[BEGIN]
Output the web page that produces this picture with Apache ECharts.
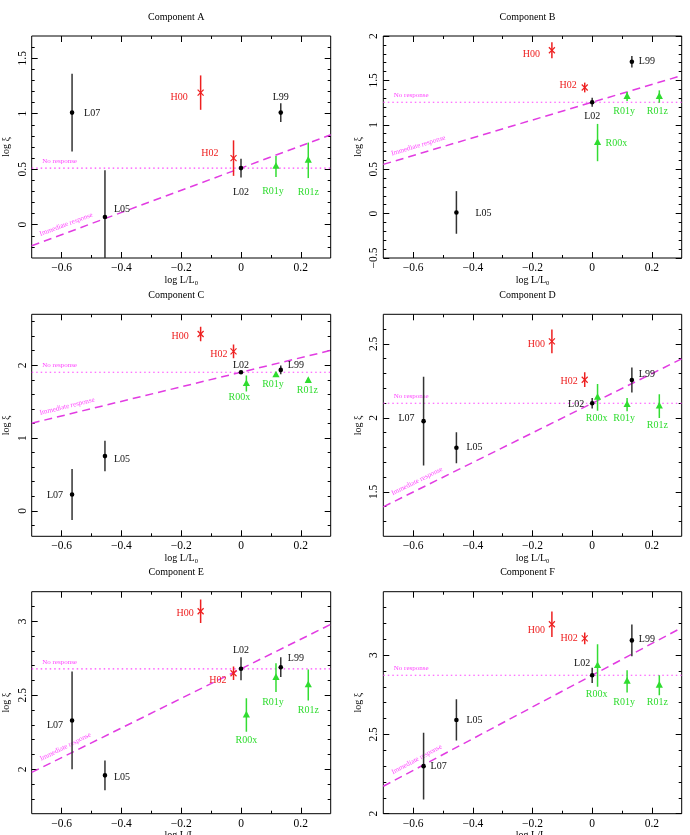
<!DOCTYPE html>
<html>
<head>
<meta charset="utf-8">
<script src="https://cdn.jsdelivr.net/npm/echarts@6/dist/echarts.min.js"></script>
<style>
  html, body { margin: 0; padding: 0; background: #fff; }
  #chart { width: 690px; height: 835px; }
</style>
</head>
<body>
<div id="chart"></div>
<script>
// --- data ---
const panelTitles = ['Component A', 'Component B', 'Component C', 'Component D', 'Component E', 'Component F']
const pointNames  = ['L07', 'L05', 'H00', 'H02', 'L02', 'L99', 'R00x', 'R01y', 'R01z']
const pointGroups = ['L', 'L', 'H', 'H', 'L', 'L', 'R', 'R', 'R']
const logL        = [-0.565, -0.455, -0.135, -0.025, 0, 0.133, 0.018, 0.117, 0.225]

const logXiA = [1.01, 0.07, 1.19, 0.60, 0.51, 1.01, null, 0.525, 0.58]
const errA   = [0.35, 0.42, 0.155, 0.16, 0.085, 0.085, null, 0.095, 0.16]
const logXiB = [null, 0.013, 1.84, 1.42, 1.254, 1.71, 0.80, 1.318, 1.318]
const errB   = [null, 0.24, 0.09, 0.055, 0.05, 0.065, 0.21, 0.05, 0.07]
const logXiC = [0.225, 0.752, 2.43, 2.19, 1.904, 1.936, 1.748, 1.867, 1.79]
const errC   = [0.35, 0.21, 0.10, 0.095, 0.02, 0.06, 0.11, 0.03, 0.03]
const logXiD = [1.978, 1.798, 2.517, 2.258, 2.099, 2.256, 2.139, 2.09, 2.079]
const errD   = [0.30, 0.105, 0.08, 0.05, 0.035, 0.085, 0.09, 0.045, 0.08]
const logXiE = [2.33, 1.959, 3.068, 2.649, 2.679, 2.69, 2.367, 2.62, 2.57]
const errE   = [0.33, 0.10, 0.08, 0.045, 0.078, 0.067, 0.113, 0.097, 0.105]
const logXiF = [2.30, 2.591, 3.195, 3.106, 2.873, 3.093, 2.934, 2.835, 2.81]
const errF   = [0.21, 0.13, 0.08, 0.037, 0.048, 0.10, 0.134, 0.07, 0.063]

const noResponse = [0.51, 1.254, 1.904, 2.099, 2.679, 2.873]
const immediateSlope = 1

const xMin = -0.7, xMax = 0.3
const xTickLabels = [-0.6, -0.4, -0.2, 0, 0.2]
const yMin = [-0.3, -0.5, -0.35, 1.2, 1.7, 2]
const yMax = [1.7, 2, 2.7, 2.7, 3.2, 3.4]
const yTickLabelsA = [0, 0.5, 1, 1.5]
const yTickLabelsB = [-0.5, 0, 0.5, 1, 1.5, 2]
const yTickLabelsC = [0, 1, 2]
const yTickLabelsD = [1.5, 2, 2.5]
const yTickLabelsE = [2, 2.5, 3]
const yTickLabelsF = [2, 2.5, 3]
const yMinorStep = [0.1, 0.1, 0.2, 0.1, 0.1, 0.1]

// label placement next to each point: [dx, dy, align]
const labelPosA = [[12, 1, 'left'], [9, -8, 'left'], [-13, 5, 'right'], [-15, -5, 'right'], [0, 24, 'center'], [0, -15, 'center'], null, [-3, 25, 'center'], [0, 32, 'center']]
const labelPosB = [null, [19, 1, 'left'], [-12, 4, 'right'], [-8, -2, 'right'], [0, 14, 'center'], [7, 0, 'left'], [8, 1, 'left'], [-3, 15, 'center'], [-2, 15, 'center']]
const labelPosC = [[-9, 1, 'right'], [9, 3, 'left'], [-12, 2, 'right'], [-6, 3, 'right'], [0, -7, 'center'], [7, -5, 'left'], [-7, 14, 'center'], [-3, 9, 'center'], [-1, 10, 'center']]
const labelPosD = [[-9, -3, 'right'], [10, 0, 'left'], [-7, 3, 'right'], [-7, 2, 'right'], [-8, 1, 'right'], [7, -6, 'left'], [-1, 21, 'center'], [-3, 14, 'center'], [-2, 19, 'center']]
const labelPosE = [[-9, 5, 'right'], [9, 2, 'left'], [-7, 2, 'right'], [-7, 7, 'right'], [0, -18, 'center'], [7, -9, 'left'], [0, 25, 'center'], [-3, 25, 'center'], [0, 25, 'center']]
const labelPosF = [[7, 0, 'left'], [10, 0, 'left'], [-7, 6, 'right'], [-7, 0, 'right'], [-2, -12, 'right'], [7, -1, 'left'], [-1, 29, 'center'], [-3, 21, 'center'], [-2, 17, 'center']]

const logXi = [logXiA, logXiB, logXiC, logXiD, logXiE, logXiF]
const errs = [errA, errB, errC, errD, errE, errF]
const yTickLabels = [yTickLabelsA, yTickLabelsB, yTickLabelsC, yTickLabelsD, yTickLabelsE, yTickLabelsF]
const labelPos = [labelPosA, labelPosB, labelPosC, labelPosD, labelPosE, labelPosF]

// --- layout / styles ---
const FONT = 'Liberation Serif'
const MAG = '#e23ce2'
const markColor = { L: '#000', H: '#ee2020', R: '#2fdc2f' }
const barColor  = { L: '#333', H: '#ee2020', R: '#33dd33' }
const textColor = { L: '#111', H: '#ee2020', R: '#2fdc2f' }
const gridLeft = [31.7, 383.3]
const gridWidth = [299, 298.4]
const gridTop = [36, 314.3, 591.7]
const gridHeight = 222

function fmt(v) { return v < 0 ? '\u2212' + Math.abs(v) : String(v) }

function minorTicks(lo, hi, step, major) {
  const out = []
  for (let v = Math.ceil(lo / step - 1e-6) * step; v < hi + 1e-9; v += step) {
    const r = Math.round(v * 1000) / 1000
    if (r <= lo + 1e-6 || r >= hi - 1e-6) continue
    if (major.some(m => Math.abs(m - r) < 1e-6)) continue
    out.push(r)
  }
  return out
}

const xMinor = minorTicks(xMin, xMax, 0.1, xTickLabels)

const grids = [], xAxes = [], yAxes = [], series = [], graphics = []

function tickAxis(i, pos, min, max, ticks, len) {
  return {
    gridIndex: i, type: 'value', min, max, position: pos,
    axisLine: { show: false, onZero: false },
    axisTick: { show: true, inside: true, length: len, customValues: ticks, lineStyle: { color: '#000', width: 1 } },
    axisLabel: { show: false },
    splitLine: { show: false }
  }
}

for (let i = 0; i < 6; i++) {
  const col = i % 2, row = Math.floor(i / 2)
  grids.push({
    left: gridLeft[col], top: gridTop[row], width: gridWidth[col], height: gridHeight,
    show: true, borderColor: '#000', borderWidth: 1, containLabel: false, outerBoundsMode: 'none'
  })
  const yMinor = minorTicks(yMin[i], yMax[i], yMinorStep[i], yTickLabels[i])

  const xMain = tickAxis(i, 'bottom', xMin, xMax, xTickLabels, 6)
  xMain.axisLabel = { show: true, customValues: xTickLabels, formatter: fmt, margin: 4, fontSize: 11.5, fontFamily: FONT, color: '#000' }
  xMain.name = 'log L/L{s|0}'
  xMain.nameLocation = 'middle'
  xMain.nameGap = 13
  xMain.nameTextStyle = { fontSize: 10, fontFamily: FONT, color: '#000', rich: { s: { fontSize: 6.5, fontFamily: FONT, color: '#000', padding: [6, 0, 0, 0] } } }
  xAxes.push(xMain, tickAxis(i, 'bottom', xMin, xMax, xMinor, 3),
             tickAxis(i, 'top', xMin, xMax, xTickLabels, 6), tickAxis(i, 'top', xMin, xMax, xMinor, 3))

  const yMainAx = tickAxis(i, 'left', yMin[i], yMax[i], yTickLabels[i], 6)
  yMainAx.axisLabel = { show: true, customValues: yTickLabels[i], formatter: fmt, rotate: 90, margin: 3, fontSize: 11.5, fontFamily: FONT, color: '#000' }
  yMainAx.name = 'log \u03be'
  yMainAx.nameLocation = 'middle'
  yMainAx.nameGap = 20
  yMainAx.nameTextStyle = { fontSize: 10, fontFamily: FONT, color: '#000' }
  yAxes.push(yMainAx, tickAxis(i, 'left', yMin[i], yMax[i], yMinor, 3),
             tickAxis(i, 'right', yMin[i], yMax[i], yTickLabels[i], 6), tickAxis(i, 'right', yMin[i], yMax[i], yMinor, 3))

  const nr = noResponse[i]
  series.push({
    type: 'line', xAxisIndex: 4 * i, yAxisIndex: 4 * i, silent: true, symbol: 'none', z: 2,
    data: [[xMin, nr], [xMax, nr]],
    lineStyle: { color: '#ff44ff', width: 1.2, type: [1.5, 3] }
  })
  series.push({
    type: 'line', xAxisIndex: 4 * i, yAxisIndex: 4 * i, silent: true, symbol: 'none', z: 2,
    data: [[xMin, nr + immediateSlope * xMin], [xMax, nr + immediateSlope * xMax]],
    lineStyle: { color: MAG, width: 1.5, type: [8, 5] }
  })
  series.push({
    type: 'custom', xAxisIndex: 4 * i, yAxisIndex: 4 * i, silent: true, z: 3,
    data: [[-0.665, nr]],
    renderItem: (params, api) => {
      const lx = api.value(0), ny = api.value(1)
      const pN = api.coord([lx, ny])
      const a = api.coord([xMin, ny + immediateSlope * xMin])
      const b = api.coord([xMax, ny + immediateSlope * xMax])
      const ang = Math.atan2(a[1] - b[1], b[0] - a[0])
      const ix = -0.575
      const c = api.coord([ix, ny + immediateSlope * ix])
      const off = 8
      return {
        type: 'group', children: [
          { type: 'text', x: pN[0], y: pN[1] - 7, style: { text: 'No response', fill: '#ff44ff', fontSize: 7, fontFamily: FONT, align: 'left', verticalAlign: 'middle' } },
          { type: 'text', x: c[0] - Math.sin(ang) * off, y: c[1] - Math.cos(ang) * off, rotation: ang,
            style: { text: 'Immediate response', fill: '#ff44ff', fontSize: 7, fontFamily: FONT, align: 'center', verticalAlign: 'middle' } }
        ]
      }
    }
  })

  const pts = []
  logXi[i].forEach((v, k) => { if (v != null) pts.push([logL[k], v, errs[i][k], k]) })
  series.push({
    type: 'custom', xAxisIndex: 4 * i, yAxisIndex: 4 * i, silent: true, clip: true, z: 5,
    encode: { x: 0, y: 1 },
    data: pts,
    renderItem: (params, api) => {
      const x = api.value(0), y = api.value(1), e = api.value(2), k = api.value(3)
      const g = pointGroups[k]
      const c = api.coord([x, y]), t = api.coord([x, y + e]), b = api.coord([x, y - e])
      const kids = [{ type: 'line', shape: { x1: c[0], y1: t[1], x2: c[0], y2: b[1] }, style: { stroke: barColor[g], lineWidth: 1.5 } }]
      if (g === 'L') {
        kids.push({ type: 'circle', shape: { cx: c[0], cy: c[1], r: 2.3 }, style: { fill: markColor.L } })
      } else if (g === 'H') {
        const s = 3
        kids.push({ type: 'line', shape: { x1: c[0] - s, y1: c[1] - s, x2: c[0] + s, y2: c[1] + s }, style: { stroke: markColor.H, lineWidth: 1.2 } })
        kids.push({ type: 'line', shape: { x1: c[0] - s, y1: c[1] + s, x2: c[0] + s, y2: c[1] - s }, style: { stroke: markColor.H, lineWidth: 1.2 } })
      } else {
        kids.push({ type: 'polygon', shape: { points: [[c[0], c[1] - 4.2], [c[0] - 3.6, c[1] + 2.4], [c[0] + 3.6, c[1] + 2.4]] }, style: { fill: markColor.R } })
      }
      const lp = labelPos[i][k]
      if (lp) {
        kids.push({ type: 'text', x: c[0] + lp[0], y: c[1] + lp[1],
          style: { text: pointNames[k], fill: textColor[g], fontSize: 10, fontFamily: FONT, align: lp[2], verticalAlign: 'middle' } })
      }
      return { type: 'group', children: kids }
    }
  })

  graphics.push({
    type: 'text', x: gridLeft[col] + gridWidth[col] / 2 - 5, y: gridTop[row] - 19,
    style: { text: panelTitles[i], fontSize: 10, fontFamily: FONT, fill: '#000', align: 'center', verticalAlign: 'middle' }
  })
}

const chart = echarts.init(document.getElementById('chart'), null, { renderer: 'canvas' })
chart.setOption({
  backgroundColor: '#fff',
  animation: false,
  grid: grids,
  xAxis: xAxes,
  yAxis: yAxes,
  series,
  graphic: graphics
})
window.addEventListener('resize', () => chart.resize())
</script>
</body>
</html>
[END]
» YOUR OBJECTIVE: Restate the material word for word from its first line through the line containing "0.018, 0.117, 0.225]", both included; the pictures do not belong in it.

» SOLUTION FOR THIS TASK:
Output the web page that produces this picture with Apache ECharts.
<!DOCTYPE html>
<html>
<head>
<meta charset="utf-8">
<script src="https://cdn.jsdelivr.net/npm/echarts@6/dist/echarts.min.js"></script>
<style>
  html, body { margin: 0; padding: 0; background: #fff; }
  #chart { width: 690px; height: 835px; }
</style>
</head>
<body>
<div id="chart"></div>
<script>
// --- data ---
const panelTitles = ['Component A', 'Component B', 'Component C', 'Component D', 'Component E', 'Component F']
const pointNames  = ['L07', 'L05', 'H00', 'H02', 'L02', 'L99', 'R00x', 'R01y', 'R01z']
const pointGroups = ['L', 'L', 'H', 'H', 'L', 'L', 'R', 'R', 'R']
const logL        = [-0.565, -0.455, -0.135, -0.025, 0, 0.133, 0.018, 0.117, 0.225]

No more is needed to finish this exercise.